== What to produce ==
Copy out each line of the material below that holds the string "matplotlib".

start Supplied entries

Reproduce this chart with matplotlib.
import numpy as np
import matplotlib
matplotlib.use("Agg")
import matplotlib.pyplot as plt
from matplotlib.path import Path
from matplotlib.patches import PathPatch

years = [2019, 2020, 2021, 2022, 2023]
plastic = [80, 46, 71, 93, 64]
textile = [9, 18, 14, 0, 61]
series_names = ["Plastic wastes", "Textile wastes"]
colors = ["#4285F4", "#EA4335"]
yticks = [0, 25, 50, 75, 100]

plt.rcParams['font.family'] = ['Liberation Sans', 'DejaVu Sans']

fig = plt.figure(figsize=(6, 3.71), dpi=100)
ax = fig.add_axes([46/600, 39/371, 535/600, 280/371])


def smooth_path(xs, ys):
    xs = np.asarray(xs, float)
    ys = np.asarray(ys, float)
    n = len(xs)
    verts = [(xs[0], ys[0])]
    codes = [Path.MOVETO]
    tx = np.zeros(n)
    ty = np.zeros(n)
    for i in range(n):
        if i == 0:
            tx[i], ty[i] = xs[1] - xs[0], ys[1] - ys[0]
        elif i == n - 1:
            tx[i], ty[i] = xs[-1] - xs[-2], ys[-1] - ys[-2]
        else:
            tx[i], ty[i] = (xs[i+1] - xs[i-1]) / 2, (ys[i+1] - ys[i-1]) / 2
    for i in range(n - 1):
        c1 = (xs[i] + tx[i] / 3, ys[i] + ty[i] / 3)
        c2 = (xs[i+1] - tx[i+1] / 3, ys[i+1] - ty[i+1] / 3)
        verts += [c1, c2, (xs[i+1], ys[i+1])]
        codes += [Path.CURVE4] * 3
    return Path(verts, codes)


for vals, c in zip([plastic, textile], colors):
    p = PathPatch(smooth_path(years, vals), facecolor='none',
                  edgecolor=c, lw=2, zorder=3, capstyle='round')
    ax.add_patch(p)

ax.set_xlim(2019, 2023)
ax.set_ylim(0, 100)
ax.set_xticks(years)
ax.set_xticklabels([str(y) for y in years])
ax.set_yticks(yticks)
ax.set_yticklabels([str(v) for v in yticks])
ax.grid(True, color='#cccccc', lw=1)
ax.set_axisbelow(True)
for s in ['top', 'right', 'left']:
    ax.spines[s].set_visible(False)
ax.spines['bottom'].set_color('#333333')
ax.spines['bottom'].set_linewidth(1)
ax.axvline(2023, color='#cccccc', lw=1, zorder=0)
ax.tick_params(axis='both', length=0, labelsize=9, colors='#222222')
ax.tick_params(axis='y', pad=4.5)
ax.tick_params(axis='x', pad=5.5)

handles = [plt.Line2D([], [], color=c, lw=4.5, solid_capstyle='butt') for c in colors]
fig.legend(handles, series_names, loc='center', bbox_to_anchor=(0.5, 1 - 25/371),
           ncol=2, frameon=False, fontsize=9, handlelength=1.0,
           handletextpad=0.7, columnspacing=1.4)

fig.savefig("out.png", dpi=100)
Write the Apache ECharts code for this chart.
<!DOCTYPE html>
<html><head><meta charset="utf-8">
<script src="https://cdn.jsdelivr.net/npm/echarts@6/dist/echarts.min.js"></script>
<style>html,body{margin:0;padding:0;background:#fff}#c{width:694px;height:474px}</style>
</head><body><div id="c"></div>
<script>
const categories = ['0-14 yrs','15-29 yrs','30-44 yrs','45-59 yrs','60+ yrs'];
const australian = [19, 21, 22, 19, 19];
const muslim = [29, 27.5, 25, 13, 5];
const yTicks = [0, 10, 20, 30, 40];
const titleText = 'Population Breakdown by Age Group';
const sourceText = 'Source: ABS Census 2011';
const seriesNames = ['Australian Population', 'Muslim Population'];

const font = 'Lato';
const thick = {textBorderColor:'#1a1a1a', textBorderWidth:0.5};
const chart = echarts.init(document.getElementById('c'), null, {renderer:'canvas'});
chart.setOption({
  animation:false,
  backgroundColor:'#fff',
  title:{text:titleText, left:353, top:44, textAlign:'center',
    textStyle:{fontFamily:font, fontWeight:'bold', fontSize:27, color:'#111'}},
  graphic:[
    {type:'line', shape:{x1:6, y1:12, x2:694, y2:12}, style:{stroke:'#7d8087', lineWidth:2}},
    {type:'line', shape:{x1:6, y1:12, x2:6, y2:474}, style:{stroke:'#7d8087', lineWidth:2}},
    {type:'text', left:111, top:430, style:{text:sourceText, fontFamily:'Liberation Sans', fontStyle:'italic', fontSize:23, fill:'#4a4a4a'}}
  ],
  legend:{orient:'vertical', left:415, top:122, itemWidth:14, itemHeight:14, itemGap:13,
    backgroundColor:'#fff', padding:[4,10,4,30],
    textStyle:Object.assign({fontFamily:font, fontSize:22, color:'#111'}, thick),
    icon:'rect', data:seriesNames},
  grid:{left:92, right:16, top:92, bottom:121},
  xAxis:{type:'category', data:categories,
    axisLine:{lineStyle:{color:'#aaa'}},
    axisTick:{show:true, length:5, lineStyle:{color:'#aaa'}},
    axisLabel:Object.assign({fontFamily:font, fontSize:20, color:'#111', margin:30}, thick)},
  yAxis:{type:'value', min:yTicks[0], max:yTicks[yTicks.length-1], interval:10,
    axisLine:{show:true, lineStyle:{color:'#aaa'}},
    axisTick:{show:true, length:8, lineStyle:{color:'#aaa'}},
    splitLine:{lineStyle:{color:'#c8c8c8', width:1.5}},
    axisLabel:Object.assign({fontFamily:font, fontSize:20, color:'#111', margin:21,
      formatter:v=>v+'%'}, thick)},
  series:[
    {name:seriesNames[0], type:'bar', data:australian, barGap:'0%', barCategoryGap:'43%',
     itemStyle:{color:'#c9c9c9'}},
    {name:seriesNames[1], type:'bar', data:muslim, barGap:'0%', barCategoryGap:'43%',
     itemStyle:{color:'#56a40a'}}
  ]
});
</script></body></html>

end Supplied entries

== Solution for this problem ==
Reproduce this chart with matplotlib.
import matplotlib
matplotlib.use("Agg")
import matplotlib.pyplot as plt
from matplotlib.path import Path
from matplotlib.patches import PathPatch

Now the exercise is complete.